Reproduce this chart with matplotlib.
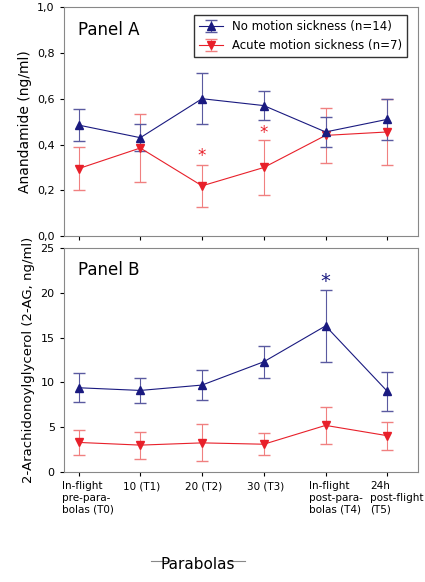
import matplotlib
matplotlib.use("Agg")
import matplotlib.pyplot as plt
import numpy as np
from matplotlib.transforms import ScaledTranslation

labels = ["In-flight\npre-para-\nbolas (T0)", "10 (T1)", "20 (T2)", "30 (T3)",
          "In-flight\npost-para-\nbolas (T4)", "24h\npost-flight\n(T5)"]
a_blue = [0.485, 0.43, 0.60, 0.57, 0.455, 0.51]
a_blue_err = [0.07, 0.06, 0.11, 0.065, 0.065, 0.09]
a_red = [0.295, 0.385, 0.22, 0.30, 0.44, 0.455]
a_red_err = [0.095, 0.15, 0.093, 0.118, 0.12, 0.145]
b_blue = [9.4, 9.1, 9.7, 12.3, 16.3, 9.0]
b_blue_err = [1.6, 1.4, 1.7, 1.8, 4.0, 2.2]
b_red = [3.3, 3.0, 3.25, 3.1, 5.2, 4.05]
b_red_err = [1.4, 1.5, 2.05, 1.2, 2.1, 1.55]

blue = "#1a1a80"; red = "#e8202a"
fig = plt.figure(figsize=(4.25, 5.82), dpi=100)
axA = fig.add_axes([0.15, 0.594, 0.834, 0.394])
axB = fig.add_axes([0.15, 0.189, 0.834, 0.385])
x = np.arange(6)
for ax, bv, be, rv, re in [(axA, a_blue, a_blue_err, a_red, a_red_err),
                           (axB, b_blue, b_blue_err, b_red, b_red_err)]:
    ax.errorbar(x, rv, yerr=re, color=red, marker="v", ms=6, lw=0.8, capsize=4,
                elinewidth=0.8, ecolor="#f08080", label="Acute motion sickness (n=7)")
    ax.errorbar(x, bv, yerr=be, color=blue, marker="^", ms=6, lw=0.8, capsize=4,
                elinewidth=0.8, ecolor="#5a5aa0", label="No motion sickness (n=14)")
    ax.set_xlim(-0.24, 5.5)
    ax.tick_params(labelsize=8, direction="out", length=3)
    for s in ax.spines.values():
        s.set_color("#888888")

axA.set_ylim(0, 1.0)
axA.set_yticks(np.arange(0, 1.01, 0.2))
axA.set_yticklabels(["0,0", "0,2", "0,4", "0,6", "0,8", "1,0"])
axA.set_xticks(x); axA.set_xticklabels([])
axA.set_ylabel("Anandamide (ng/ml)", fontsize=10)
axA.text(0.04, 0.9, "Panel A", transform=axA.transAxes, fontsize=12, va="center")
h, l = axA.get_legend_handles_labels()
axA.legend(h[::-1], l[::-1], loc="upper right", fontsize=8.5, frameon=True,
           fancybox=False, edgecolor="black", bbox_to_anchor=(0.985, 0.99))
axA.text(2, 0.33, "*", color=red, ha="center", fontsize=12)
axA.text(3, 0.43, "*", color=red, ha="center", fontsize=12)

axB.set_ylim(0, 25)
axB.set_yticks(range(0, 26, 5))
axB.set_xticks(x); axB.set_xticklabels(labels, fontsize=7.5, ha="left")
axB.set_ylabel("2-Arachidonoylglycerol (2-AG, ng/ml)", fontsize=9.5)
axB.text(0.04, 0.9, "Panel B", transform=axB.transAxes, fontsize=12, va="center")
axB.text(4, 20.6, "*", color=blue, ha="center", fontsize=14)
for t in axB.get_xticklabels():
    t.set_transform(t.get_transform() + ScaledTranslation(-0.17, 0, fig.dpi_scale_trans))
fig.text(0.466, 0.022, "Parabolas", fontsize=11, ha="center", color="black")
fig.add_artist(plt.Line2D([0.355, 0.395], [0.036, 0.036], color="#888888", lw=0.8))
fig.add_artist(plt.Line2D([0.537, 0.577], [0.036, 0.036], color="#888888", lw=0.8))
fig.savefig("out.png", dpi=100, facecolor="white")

◆ ◆ ◆ ◆

*THE PROBLEM*. State, as a bare number, how many lines of the listing hold the word "matplotlib".

*FULL OUTPUT*. 5